Request
Look below for the line containing "Write the matplotlib code for this chart." and the line containing "return (XC +"; repeat exactly those two lines and all lines between them, and nothing else.

Material provided

● ● ● ● ●

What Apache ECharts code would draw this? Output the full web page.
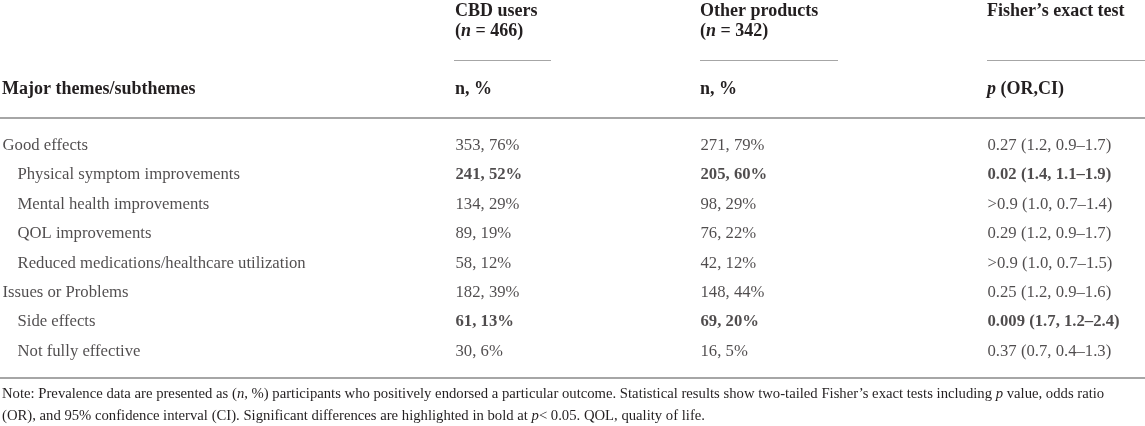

● ● ● ● ●

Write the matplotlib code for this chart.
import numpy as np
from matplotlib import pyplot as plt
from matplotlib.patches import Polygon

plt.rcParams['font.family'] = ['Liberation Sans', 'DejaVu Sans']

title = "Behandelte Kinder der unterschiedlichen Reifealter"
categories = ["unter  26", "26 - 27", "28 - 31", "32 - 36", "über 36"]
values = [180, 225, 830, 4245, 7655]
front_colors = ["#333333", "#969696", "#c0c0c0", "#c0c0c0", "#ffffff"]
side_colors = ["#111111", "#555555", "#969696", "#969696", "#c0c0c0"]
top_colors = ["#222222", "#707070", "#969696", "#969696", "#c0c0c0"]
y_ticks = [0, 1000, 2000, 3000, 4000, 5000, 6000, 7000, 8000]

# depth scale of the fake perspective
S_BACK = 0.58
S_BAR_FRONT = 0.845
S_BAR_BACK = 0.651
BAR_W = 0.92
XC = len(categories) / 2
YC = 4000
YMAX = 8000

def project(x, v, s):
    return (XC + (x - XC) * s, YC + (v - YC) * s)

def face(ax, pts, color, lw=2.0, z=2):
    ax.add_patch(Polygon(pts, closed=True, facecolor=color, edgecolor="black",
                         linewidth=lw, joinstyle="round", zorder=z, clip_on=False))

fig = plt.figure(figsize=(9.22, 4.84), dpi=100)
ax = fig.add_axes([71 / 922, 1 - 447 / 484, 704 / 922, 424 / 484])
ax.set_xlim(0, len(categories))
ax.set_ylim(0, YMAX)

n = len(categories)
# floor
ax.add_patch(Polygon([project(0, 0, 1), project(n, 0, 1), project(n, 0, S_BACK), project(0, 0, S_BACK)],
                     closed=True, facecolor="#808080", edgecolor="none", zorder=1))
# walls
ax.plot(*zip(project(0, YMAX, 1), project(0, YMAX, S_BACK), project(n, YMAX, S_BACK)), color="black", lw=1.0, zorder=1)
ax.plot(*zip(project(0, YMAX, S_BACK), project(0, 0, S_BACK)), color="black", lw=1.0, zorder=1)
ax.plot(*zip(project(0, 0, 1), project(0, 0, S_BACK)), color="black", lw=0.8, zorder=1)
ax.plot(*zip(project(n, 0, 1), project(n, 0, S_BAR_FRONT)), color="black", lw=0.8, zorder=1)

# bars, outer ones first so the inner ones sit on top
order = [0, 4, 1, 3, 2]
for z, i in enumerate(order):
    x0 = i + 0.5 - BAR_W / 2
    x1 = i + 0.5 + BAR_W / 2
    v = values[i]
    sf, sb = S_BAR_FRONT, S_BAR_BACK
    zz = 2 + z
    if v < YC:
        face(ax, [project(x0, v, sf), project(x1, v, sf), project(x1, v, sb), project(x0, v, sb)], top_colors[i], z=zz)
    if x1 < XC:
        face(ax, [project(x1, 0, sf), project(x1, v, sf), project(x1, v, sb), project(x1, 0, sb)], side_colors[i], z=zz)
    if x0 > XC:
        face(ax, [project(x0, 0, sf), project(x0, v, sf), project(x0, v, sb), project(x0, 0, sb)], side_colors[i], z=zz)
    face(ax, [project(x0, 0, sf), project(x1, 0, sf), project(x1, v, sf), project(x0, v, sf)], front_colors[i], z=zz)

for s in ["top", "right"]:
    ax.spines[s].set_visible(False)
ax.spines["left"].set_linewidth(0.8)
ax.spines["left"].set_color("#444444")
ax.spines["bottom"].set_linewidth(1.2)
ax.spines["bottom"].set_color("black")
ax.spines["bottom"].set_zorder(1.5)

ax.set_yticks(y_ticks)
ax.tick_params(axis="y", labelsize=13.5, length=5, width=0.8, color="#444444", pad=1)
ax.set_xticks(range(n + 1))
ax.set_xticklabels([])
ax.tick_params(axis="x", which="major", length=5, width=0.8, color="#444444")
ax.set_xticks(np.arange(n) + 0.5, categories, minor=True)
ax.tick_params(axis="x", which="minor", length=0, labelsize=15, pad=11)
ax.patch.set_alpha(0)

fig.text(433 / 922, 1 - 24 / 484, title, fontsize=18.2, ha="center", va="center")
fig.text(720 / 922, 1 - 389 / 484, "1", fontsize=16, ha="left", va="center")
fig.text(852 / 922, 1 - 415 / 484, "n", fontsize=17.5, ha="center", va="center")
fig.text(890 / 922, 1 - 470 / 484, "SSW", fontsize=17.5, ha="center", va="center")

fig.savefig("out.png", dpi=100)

● ● ● ● ●

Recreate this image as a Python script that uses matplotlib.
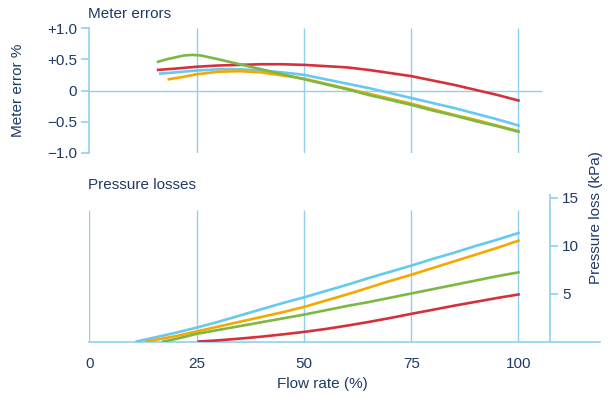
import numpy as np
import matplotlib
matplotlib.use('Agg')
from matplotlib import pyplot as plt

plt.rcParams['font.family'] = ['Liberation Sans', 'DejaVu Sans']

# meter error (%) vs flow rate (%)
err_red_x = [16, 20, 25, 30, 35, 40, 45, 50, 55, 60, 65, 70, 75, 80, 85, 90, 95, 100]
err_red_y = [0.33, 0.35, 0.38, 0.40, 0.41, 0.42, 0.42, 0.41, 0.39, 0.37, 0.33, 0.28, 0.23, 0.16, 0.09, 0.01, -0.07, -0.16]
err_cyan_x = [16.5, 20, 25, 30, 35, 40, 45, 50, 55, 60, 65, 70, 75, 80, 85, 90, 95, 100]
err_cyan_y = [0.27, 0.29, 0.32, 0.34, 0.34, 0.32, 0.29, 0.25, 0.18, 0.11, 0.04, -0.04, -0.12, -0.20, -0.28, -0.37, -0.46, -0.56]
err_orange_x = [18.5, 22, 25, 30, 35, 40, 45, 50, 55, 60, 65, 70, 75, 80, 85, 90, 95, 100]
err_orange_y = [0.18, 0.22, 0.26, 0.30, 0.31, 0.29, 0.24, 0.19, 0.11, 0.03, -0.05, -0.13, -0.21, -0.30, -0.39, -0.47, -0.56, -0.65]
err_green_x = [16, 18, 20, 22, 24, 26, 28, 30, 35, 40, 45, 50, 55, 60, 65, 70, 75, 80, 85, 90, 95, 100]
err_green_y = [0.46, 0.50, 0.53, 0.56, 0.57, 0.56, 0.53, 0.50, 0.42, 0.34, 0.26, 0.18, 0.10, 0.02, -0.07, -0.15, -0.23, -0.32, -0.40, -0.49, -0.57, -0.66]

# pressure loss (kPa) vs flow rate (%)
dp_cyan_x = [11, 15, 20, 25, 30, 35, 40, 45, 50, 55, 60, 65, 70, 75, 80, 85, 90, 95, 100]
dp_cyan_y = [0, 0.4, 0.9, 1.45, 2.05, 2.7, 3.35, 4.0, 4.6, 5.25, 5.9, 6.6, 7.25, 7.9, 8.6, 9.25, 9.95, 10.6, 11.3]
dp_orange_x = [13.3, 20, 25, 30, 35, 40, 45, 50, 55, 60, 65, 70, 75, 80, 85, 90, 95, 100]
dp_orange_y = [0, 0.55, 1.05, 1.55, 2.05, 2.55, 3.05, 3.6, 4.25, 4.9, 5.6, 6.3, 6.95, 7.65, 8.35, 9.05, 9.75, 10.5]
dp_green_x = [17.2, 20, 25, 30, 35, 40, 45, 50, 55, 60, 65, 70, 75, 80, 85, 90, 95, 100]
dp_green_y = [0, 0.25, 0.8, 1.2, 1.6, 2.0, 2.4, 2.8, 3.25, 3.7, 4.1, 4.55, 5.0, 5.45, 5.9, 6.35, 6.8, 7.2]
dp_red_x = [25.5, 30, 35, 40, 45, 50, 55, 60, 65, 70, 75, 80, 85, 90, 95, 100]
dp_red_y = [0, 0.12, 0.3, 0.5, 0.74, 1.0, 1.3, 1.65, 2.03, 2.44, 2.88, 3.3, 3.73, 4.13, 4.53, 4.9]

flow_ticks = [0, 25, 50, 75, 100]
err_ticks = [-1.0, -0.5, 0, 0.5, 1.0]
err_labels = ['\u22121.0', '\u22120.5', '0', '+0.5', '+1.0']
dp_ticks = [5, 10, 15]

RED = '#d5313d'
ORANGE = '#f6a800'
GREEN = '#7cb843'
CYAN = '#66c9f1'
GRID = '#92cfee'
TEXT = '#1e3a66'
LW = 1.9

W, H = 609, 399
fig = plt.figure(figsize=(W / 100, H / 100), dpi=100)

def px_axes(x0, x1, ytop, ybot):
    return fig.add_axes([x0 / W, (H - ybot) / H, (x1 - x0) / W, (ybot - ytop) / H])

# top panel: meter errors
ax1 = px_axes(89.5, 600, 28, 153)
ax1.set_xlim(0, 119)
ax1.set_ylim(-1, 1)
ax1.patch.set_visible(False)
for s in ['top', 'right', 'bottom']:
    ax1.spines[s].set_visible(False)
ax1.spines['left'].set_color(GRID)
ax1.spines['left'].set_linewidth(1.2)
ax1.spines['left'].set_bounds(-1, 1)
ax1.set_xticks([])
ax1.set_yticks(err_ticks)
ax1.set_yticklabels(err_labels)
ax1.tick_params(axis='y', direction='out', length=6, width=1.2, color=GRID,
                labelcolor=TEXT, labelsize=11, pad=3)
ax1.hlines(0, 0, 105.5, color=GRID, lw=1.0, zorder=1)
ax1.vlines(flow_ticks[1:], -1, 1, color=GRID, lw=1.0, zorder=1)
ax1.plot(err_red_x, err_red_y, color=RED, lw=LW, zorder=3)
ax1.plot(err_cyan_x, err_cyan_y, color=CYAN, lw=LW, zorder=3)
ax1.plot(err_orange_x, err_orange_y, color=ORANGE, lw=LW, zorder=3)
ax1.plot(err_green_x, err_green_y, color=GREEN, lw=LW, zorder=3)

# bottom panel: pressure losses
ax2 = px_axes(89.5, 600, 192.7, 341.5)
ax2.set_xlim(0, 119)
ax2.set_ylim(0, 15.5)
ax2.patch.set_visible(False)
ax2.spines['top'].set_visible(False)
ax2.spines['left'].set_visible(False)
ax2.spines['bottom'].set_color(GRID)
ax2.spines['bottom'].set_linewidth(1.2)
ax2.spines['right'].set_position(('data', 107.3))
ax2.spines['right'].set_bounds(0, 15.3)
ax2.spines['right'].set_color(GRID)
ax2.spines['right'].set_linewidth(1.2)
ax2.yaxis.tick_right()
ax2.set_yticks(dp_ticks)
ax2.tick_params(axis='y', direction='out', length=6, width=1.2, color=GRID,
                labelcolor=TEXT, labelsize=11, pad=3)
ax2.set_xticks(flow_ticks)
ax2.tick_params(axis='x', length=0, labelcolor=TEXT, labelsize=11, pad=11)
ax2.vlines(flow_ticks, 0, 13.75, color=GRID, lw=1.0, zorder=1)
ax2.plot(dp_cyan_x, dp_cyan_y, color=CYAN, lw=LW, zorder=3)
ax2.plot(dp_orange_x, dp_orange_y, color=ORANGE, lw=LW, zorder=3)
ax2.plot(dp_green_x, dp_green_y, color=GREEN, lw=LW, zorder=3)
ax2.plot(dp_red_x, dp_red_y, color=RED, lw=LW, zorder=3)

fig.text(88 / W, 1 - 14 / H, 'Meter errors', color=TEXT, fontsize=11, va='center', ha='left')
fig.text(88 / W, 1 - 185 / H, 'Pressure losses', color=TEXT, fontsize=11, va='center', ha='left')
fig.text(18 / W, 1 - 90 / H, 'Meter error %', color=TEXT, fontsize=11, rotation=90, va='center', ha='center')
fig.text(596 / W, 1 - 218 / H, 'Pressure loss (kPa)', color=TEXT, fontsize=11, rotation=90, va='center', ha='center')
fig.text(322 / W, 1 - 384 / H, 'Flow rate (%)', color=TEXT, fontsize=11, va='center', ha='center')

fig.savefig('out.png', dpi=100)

● ● ● ● ●

Solution to this task
Write the matplotlib code for this chart.
import numpy as np
from matplotlib import pyplot as plt
from matplotlib.patches import Polygon

plt.rcParams['font.family'] = ['Liberation Sans', 'DejaVu Sans']

title = "Behandelte Kinder der unterschiedlichen Reifealter"
categories = ["unter  26", "26 - 27", "28 - 31", "32 - 36", "über 36"]
values = [180, 225, 830, 4245, 7655]
front_colors = ["#333333", "#969696", "#c0c0c0", "#c0c0c0", "#ffffff"]
side_colors = ["#111111", "#555555", "#969696", "#969696", "#c0c0c0"]
top_colors = ["#222222", "#707070", "#969696", "#969696", "#c0c0c0"]
y_ticks = [0, 1000, 2000, 3000, 4000, 5000, 6000, 7000, 8000]

# depth scale of the fake perspective
S_BACK = 0.58
S_BAR_FRONT = 0.845
S_BAR_BACK = 0.651
BAR_W = 0.92
XC = len(categories) / 2
YC = 4000
YMAX = 8000

def project(x, v, s):
    return (XC + (x - XC) * s, YC + (v - YC) * s)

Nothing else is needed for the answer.